For voters the 2008 elections are over, but for members of the Pennsylvania General Assembly a number of very important votes are still to be cast. In the coming weeks, legislators will be selecting leaders for the new session. The men and women elected to those positions will set the agenda for the coming two years — and frame the debate for the 2010 gubernatorial election.
Leadership elections in the General Assembly are usually viewed as "inside baseball," but in recent years the importance of those positions and public attention paid to them has risen. Two years ago voters purged the highest ranking Republicans from the state Senate, the President Pro Tempore and Majority Leader; and House Speaker John Perzel was ousted from leadership after the GOP lost its majority status in the lower chamber.
As for the Senate, there is little drama. New President Pro Tempore Joseph Scarnati and his leadership team have unified the Republican caucus — the lone remaining bastion of GOP control in Harrisburg. In fact, Senate Republicans achieved the remarkable feat of adding to their numbers with an upset win in Beaver County. If anything, Senate Democrats might be looking for new leadership after failing to make gains in this the most Democratic of election years.
It is a completely different story in the state House where both the Republican caucus and the Democratic caucus are dysfunctional. This dysfunction is the result of a unique convergence of circumstance including the razor thin one-seat majority the Democrats held in the last session; the impact of the Attorney General's Bonusgate investigation on the Democratic caucus; and a general ineptitude on the part of House Republican leadership.
All of that lead to the election of Dennis O'Brien of Philadelphia — a Republican — as House Speaker in a chamber controlled by Democrats.
Representative Bill DeWeese, leader of House Democrats could not hold his fragile caucus together to claim the speakership, so a last minute deal created a coalition of Democrats and principled Republicans who refused to support Perzel resulting in O'Brien's successful compromise candidacy.
O'Brien has in fact created a new model for the speakership, operating it in a non-partisan fashion. O'Brien told the Pennsylvania Press Club last month he would like to remain in the post. But, the partisan winds are now blowing strong and the Democrats, who appear to have added a net gain of two seats to their numbers, will want the speakership for one of their own. Democratic State Representative Keith McCall of Carbon County has emerged as the early favorite. McCall could face competition from one or more of the longer serving members of his caucus.

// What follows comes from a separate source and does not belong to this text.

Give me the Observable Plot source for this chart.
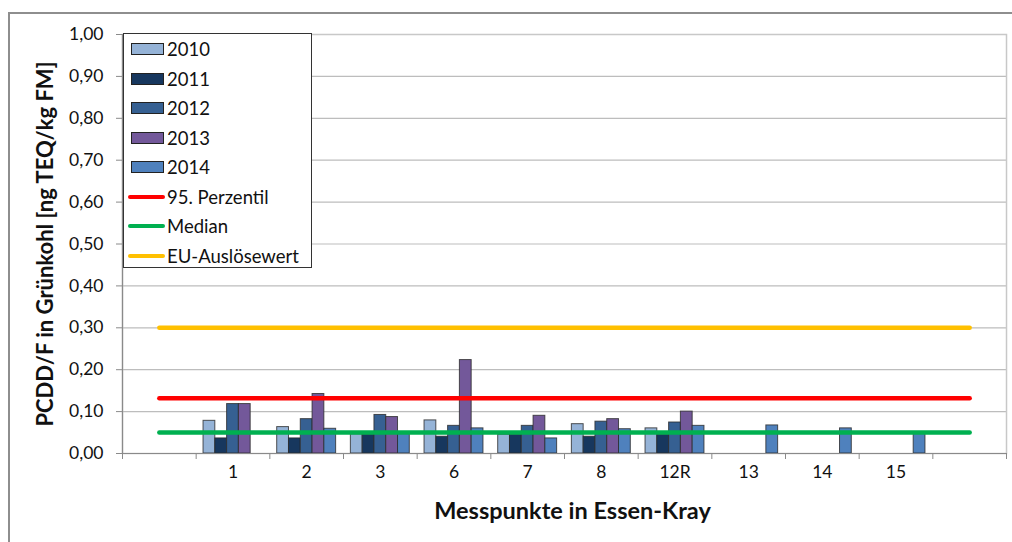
<!DOCTYPE html>
<html>
<head>
<meta charset="utf-8">
<script src="https://cdn.jsdelivr.net/npm/d3@7"></script>
<script src="https://cdn.jsdelivr.net/npm/@observablehq/plot@0.6"></script>
<style>
  html, body { margin: 0; padding: 0; background: #fff; overflow: hidden; }
  #wrap { position: relative; width: 1012px; height: 542px; overflow: hidden; font-family: Lato, "Open Sans", sans-serif; }
  #border { position: absolute; left: 8px; top: 12px; width: 1100px; height: 700px; border-left: 2px solid #8e8e8e; border-top: 2px solid #8e8e8e; }
  #chart { position: absolute; left: 0; top: 0; }
  #legend { position: absolute; left: 123px; top: 33px; width: 187px; height: 233px; border: 1.5px solid #333; background: #fff; }
  .row { position: absolute; left: 0; height: 22px; display: flex; align-items: center; font-size: 18.5px; color: #111; }
  .sw { display: inline-block; box-sizing: border-box; width: 33px; height: 12px; border: 1.2px solid #222; margin-left: 7px; margin-right: 3px; }
  .ln { display: inline-block; width: 37px; height: 4px; border-radius: 2px; margin-left: 4px; margin-right: 2px; }
</style>
</head>
<body>
<div id="wrap">
  <div id="border"></div>
  <div id="chart"></div>
  <div id="legend"></div>
</div>
<script>
// Categories (first and last are empty bands)
const categories = ["", "1", "2", "3", "6", "7", "8", "12R", "13", "14", "15", ""];
const years = ["2010", "2011", "2012", "2013", "2014"];
const yearColors = ["#95b3d7", "#17375e", "#366092", "#73589a", "#4f81bd"];

const v2010 = [null, 0.078, 0.063, 0.046, 0.079, 0.045, 0.070, 0.060, null, null, null, null];
const v2011 = [null, 0.036, 0.036, 0.045, 0.040, 0.045, 0.040, 0.045, null, null, null, null];
const v2012 = [null, 0.118, 0.082, 0.092, 0.066, 0.066, 0.076, 0.074, null, null, null, null];
const v2013 = [null, 0.118, 0.142, 0.087, 0.223, 0.090, 0.082, 0.100, null, null, null, null];
const v2014 = [null, null, 0.059, 0.050, 0.060, 0.036, 0.058, 0.066, 0.067, 0.060, 0.048, null];

const refNames = ["95. Perzentil", "Median", "EU-Auslösewert"];
const refValues = [0.132, 0.050, 0.30];
const refColors = ["#ff0000", "#00b050", "#ffc000"];

const yTicks = [0, 0.1, 0.2, 0.3, 0.4, 0.5, 0.6, 0.7, 0.8, 0.9, 1.0];
const yTitle = "PCDD/F in Grünkohl [ng TEQ/kg FM]";
const xTitle = "Messpunkte in Essen-Kray";

// Build table
const series = [v2010, v2011, v2012, v2013, v2014];
const rows = [];
series.forEach((vals, k) => vals.forEach((v, i) => {
  if (v != null) rows.push({i, k, year: years[k], v});
}));
const pad = 0.1, bw = 0.16;
const idx = categories.map((c, i) => i);

const fmt = d => d3.format(".2f")(d).replace(".", ",");

const marks = [
  Plot.gridY(yTicks.slice(1), {stroke: "#bdbdbd", strokeOpacity: 1, strokeWidth: 1.2}),
  Plot.frame({stroke: "#c8c8c8", strokeWidth: 1.5}),
  Plot.rectY(rows, {
    x1: d => d.i + pad + d.k * bw,
    x2: d => d.i + pad + (d.k + 1) * bw,
    y: "v",
    fill: "year",
    stroke: "#2a2a2a",
    strokeOpacity: 0.8,
    strokeWidth: 1
  }),
  ...refValues.map((rv, j) => Plot.lineY(idx, {
    x: i => i + 0.5,
    y: () => rv,
    stroke: refColors[j],
    strokeWidth: 4.5,
    strokeLinecap: "round"
  })),
  Plot.ruleX([0], {stroke: "#8a8a8a", strokeWidth: 1.2}),
  Plot.ruleY([0], {stroke: "#8a8a8a", strokeWidth: 1.2}),
  Plot.axisY(yTicks, {tickSize: 6, tickPadding: 13, tickFormat: fmt, stroke: "#8a8a8a", label: null, fontSize: 17.5}),
  Plot.axisX(d3.range(0, 13), {tickSize: 6, tickFormat: () => "", stroke: "#8a8a8a", label: null}),
  Plot.axisX(d3.range(1, 11).map(i => i + 0.5), {tickSize: 0, tickPadding: 12, tickFormat: d => categories[Math.floor(d)], label: null, fontSize: 17.5}),
  Plot.text([yTitle], {frameAnchor: "left", textAnchor: "middle", dx: -77, dy: 0, rotate: -90, fontWeight: "bold", fontSize: 22, fill: "#111"}),
  Plot.text([xTitle], {frameAnchor: "bottom", textAnchor: "middle", dx: 8, dy: 65, fontWeight: "bold", fontSize: 23.5, fill: "#111"})
];

const chart = Plot.plot({
  width: 1012,
  height: 542,
  marginLeft: 122,
  marginRight: 6,
  marginTop: 34,
  marginBottom: 89,
  style: {fontFamily: "Lato, 'Open Sans', sans-serif", fontSize: "17.5px", color: "#111", background: "transparent"},
  x: {domain: [0, 12], axis: null},
  y: {domain: [0, 1], axis: null},
  color: {domain: years, range: yearColors},
  marks
});
document.getElementById("chart").appendChild(chart);

// Legend
const legend = document.getElementById("legend");
const labels = years.concat(refNames);
labels.forEach((lab, j) => {
  const row = document.createElement("div");
  row.className = "row";
  row.style.top = (4 + j * 29.5) + "px";
  const sw = document.createElement("span");
  if (j < years.length) {
    sw.className = "sw";
    sw.style.background = yearColors[j];
  } else {
    sw.className = "ln";
    sw.style.background = refColors[j - years.length];
  }
  row.appendChild(sw);
  const t = document.createElement("span");
  t.textContent = lab;
  row.appendChild(t);
  legend.appendChild(row);
});
</script>
</body>
</html>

Aside from the Speaker, leadership questions abound in both caucuses. Bill DeWeese won a tough re-election battle on November 4th and has made it known he would like to return as Majority Leader. But, he operates under the shadow of the Bonusgate scandal. Although no charges have been brought against him, the question for Democrats is can they take a chance on re-electing DeWeese and then possibly being embarrassed if he is indicted?
DeWeese already faces strong opposition for Majority Leader. Representative Kathy Manderino of Philadelphia has thrown her hat into the race. Her late father, James Manderino, served as a powerful Majority Leader and Speaker several decades ago. Also running for Majority Leader is Representative David Levdansky of Allegheny County. And Todd Eachus, who steered the House Democratic Campaign Committee during the past election cycle also appears interested in a top leadership post.
On the Republican side of the aisle, a leadership ticket appears to be emerging. State Representative Sam Smith of Punxsutawney, a protégé of John Perzel's is running for re-election as Republican Leader. State Representative Mike Turzai of Allegheny County has announced his bid for Republican Whip, the number two position. Turzai distinguished himself both as GOP Policy Chairman for the past two years, and as head of the House Republican Campaign Committee which held GOP losses to a minimum in a difficult year. A wild card is former Speaker Perzel, who is rumored to be interested in a return to a top leadership post.
And so campaign 2008 goes behind the closed doors of the General Assembly where key decisions will be made affecting the direction of Penn's Woods over the coming two years. Despite the fact these leadership elections have a profound impact on the legislative agenda; rank and file voters have little input into the process. If you have a favorite, the only way to make your voice heard is by contacting your senator or representative.